Retype only what runs from the beginning of the data through the line with "annotations = []"; please omit the pictures and keep every line exact.

•••••

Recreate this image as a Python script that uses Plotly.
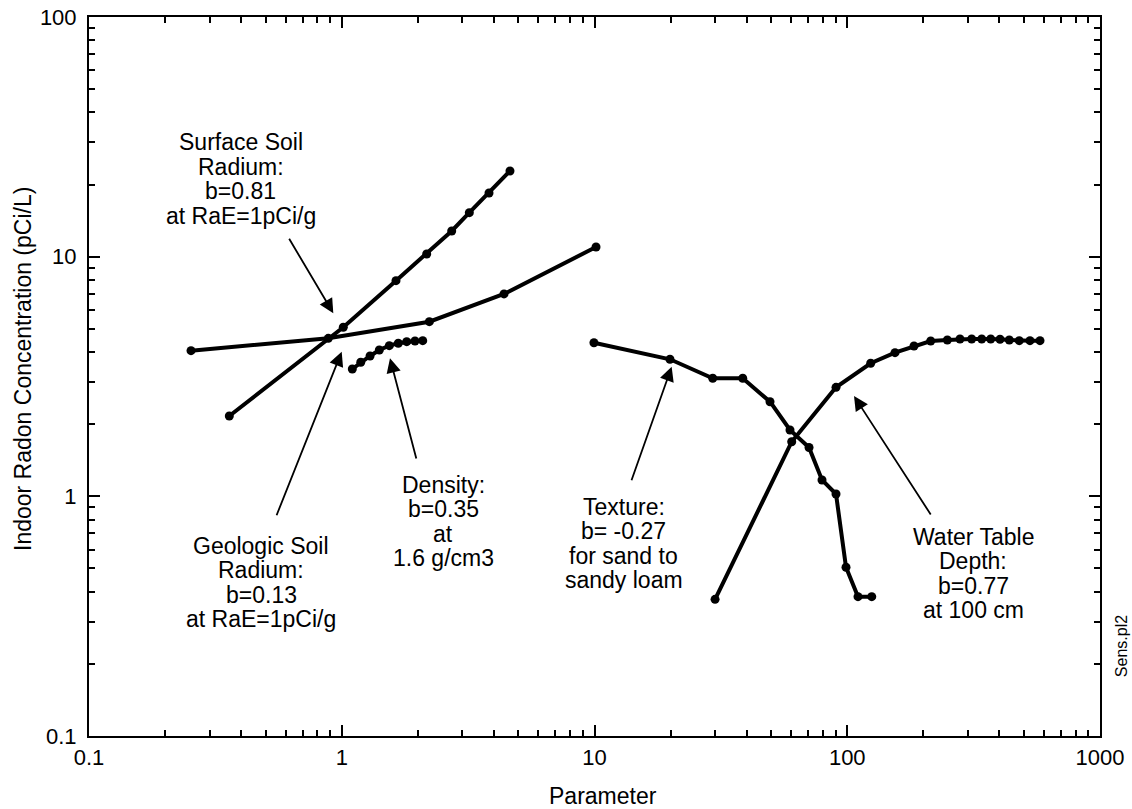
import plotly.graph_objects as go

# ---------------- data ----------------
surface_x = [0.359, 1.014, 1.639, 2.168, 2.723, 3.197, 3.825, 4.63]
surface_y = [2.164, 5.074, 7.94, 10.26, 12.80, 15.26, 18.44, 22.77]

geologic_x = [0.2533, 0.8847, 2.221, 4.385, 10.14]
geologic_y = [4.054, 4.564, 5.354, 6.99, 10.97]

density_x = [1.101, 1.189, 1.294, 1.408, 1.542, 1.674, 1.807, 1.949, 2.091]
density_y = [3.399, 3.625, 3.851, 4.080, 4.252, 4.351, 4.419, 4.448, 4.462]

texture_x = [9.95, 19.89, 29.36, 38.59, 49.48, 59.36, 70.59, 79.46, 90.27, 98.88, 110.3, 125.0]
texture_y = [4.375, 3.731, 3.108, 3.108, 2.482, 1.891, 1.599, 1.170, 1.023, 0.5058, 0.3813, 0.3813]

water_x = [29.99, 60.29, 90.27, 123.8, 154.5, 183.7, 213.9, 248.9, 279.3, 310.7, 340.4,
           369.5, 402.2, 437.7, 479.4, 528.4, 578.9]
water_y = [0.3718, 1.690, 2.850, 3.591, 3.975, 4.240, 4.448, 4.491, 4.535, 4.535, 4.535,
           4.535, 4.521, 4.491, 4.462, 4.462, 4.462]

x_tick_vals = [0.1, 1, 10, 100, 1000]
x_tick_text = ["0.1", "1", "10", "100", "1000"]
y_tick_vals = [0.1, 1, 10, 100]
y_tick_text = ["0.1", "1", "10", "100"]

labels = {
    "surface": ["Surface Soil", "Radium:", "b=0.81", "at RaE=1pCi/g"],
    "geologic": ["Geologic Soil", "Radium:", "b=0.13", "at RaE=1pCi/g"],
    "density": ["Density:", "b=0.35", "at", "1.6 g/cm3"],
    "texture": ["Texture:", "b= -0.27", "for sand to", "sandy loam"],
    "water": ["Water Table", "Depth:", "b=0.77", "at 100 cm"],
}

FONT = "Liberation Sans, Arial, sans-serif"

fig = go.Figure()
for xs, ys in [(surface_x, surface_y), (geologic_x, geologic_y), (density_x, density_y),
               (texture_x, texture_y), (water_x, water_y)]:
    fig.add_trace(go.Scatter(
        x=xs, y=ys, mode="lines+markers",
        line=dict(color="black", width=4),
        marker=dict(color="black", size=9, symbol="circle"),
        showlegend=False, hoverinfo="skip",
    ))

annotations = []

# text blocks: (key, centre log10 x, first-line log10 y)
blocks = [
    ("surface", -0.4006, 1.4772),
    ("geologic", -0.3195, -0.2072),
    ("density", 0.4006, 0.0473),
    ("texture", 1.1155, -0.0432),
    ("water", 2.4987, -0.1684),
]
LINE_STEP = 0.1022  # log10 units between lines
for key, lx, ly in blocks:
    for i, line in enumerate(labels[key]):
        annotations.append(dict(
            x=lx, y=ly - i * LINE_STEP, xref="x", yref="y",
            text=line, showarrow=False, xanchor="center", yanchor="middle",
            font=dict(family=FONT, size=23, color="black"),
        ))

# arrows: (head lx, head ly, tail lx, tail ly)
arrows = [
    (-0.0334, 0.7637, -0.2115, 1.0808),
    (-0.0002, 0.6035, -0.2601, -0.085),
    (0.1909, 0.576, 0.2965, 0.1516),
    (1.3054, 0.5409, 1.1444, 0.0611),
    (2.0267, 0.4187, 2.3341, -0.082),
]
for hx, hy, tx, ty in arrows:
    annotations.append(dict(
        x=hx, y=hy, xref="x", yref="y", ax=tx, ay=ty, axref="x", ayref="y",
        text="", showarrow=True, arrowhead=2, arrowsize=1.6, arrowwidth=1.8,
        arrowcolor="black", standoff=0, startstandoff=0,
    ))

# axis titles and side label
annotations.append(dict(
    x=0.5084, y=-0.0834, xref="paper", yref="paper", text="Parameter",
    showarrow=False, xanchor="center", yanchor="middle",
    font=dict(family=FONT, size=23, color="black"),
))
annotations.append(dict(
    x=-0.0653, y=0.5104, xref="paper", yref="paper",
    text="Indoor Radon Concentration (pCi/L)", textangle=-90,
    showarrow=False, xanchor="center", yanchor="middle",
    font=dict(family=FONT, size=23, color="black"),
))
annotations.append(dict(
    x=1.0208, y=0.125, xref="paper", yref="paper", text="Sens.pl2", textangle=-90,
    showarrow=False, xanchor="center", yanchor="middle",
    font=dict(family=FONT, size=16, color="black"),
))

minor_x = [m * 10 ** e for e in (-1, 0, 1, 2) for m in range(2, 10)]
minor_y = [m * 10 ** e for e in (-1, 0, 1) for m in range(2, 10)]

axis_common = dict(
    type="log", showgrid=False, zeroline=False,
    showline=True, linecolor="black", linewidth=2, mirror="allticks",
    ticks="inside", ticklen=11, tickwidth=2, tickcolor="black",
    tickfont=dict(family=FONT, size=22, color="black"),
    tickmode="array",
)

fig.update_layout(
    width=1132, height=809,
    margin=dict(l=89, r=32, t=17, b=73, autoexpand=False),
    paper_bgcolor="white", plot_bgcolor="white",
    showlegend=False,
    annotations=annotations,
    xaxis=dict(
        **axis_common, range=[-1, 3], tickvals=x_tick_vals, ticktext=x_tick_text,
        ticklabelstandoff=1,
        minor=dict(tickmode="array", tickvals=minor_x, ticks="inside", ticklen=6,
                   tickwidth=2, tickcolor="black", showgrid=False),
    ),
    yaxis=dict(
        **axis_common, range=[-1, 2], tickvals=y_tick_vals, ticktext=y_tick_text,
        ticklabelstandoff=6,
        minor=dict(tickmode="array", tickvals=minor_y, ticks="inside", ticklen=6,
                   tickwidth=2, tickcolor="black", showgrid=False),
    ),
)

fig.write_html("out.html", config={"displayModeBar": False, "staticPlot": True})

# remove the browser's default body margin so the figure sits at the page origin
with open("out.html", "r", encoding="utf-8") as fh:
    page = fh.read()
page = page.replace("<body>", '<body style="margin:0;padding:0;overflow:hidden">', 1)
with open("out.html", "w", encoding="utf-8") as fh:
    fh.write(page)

•••••

**RESULT FOR THIS TASK:**
Recreate this image as a Python script that uses Plotly.
import plotly.graph_objects as go

# ---------------- data ----------------
surface_x = [0.359, 1.014, 1.639, 2.168, 2.723, 3.197, 3.825, 4.63]
surface_y = [2.164, 5.074, 7.94, 10.26, 12.80, 15.26, 18.44, 22.77]

geologic_x = [0.2533, 0.8847, 2.221, 4.385, 10.14]
geologic_y = [4.054, 4.564, 5.354, 6.99, 10.97]

density_x = [1.101, 1.189, 1.294, 1.408, 1.542, 1.674, 1.807, 1.949, 2.091]
density_y = [3.399, 3.625, 3.851, 4.080, 4.252, 4.351, 4.419, 4.448, 4.462]

texture_x = [9.95, 19.89, 29.36, 38.59, 49.48, 59.36, 70.59, 79.46, 90.27, 98.88, 110.3, 125.0]
texture_y = [4.375, 3.731, 3.108, 3.108, 2.482, 1.891, 1.599, 1.170, 1.023, 0.5058, 0.3813, 0.3813]

water_x = [29.99, 60.29, 90.27, 123.8, 154.5, 183.7, 213.9, 248.9, 279.3, 310.7, 340.4,
           369.5, 402.2, 437.7, 479.4, 528.4, 578.9]
water_y = [0.3718, 1.690, 2.850, 3.591, 3.975, 4.240, 4.448, 4.491, 4.535, 4.535, 4.535,
           4.535, 4.521, 4.491, 4.462, 4.462, 4.462]

x_tick_vals = [0.1, 1, 10, 100, 1000]
x_tick_text = ["0.1", "1", "10", "100", "1000"]
y_tick_vals = [0.1, 1, 10, 100]
y_tick_text = ["0.1", "1", "10", "100"]

labels = {
    "surface": ["Surface Soil", "Radium:", "b=0.81", "at RaE=1pCi/g"],
    "geologic": ["Geologic Soil", "Radium:", "b=0.13", "at RaE=1pCi/g"],
    "density": ["Density:", "b=0.35", "at", "1.6 g/cm3"],
    "texture": ["Texture:", "b= -0.27", "for sand to", "sandy loam"],
    "water": ["Water Table", "Depth:", "b=0.77", "at 100 cm"],
}

FONT = "Liberation Sans, Arial, sans-serif"

fig = go.Figure()
for xs, ys in [(surface_x, surface_y), (geologic_x, geologic_y), (density_x, density_y),
               (texture_x, texture_y), (water_x, water_y)]:
    fig.add_trace(go.Scatter(
        x=xs, y=ys, mode="lines+markers",
        line=dict(color="black", width=4),
        marker=dict(color="black", size=9, symbol="circle"),
        showlegend=False, hoverinfo="skip",
    ))

annotations = []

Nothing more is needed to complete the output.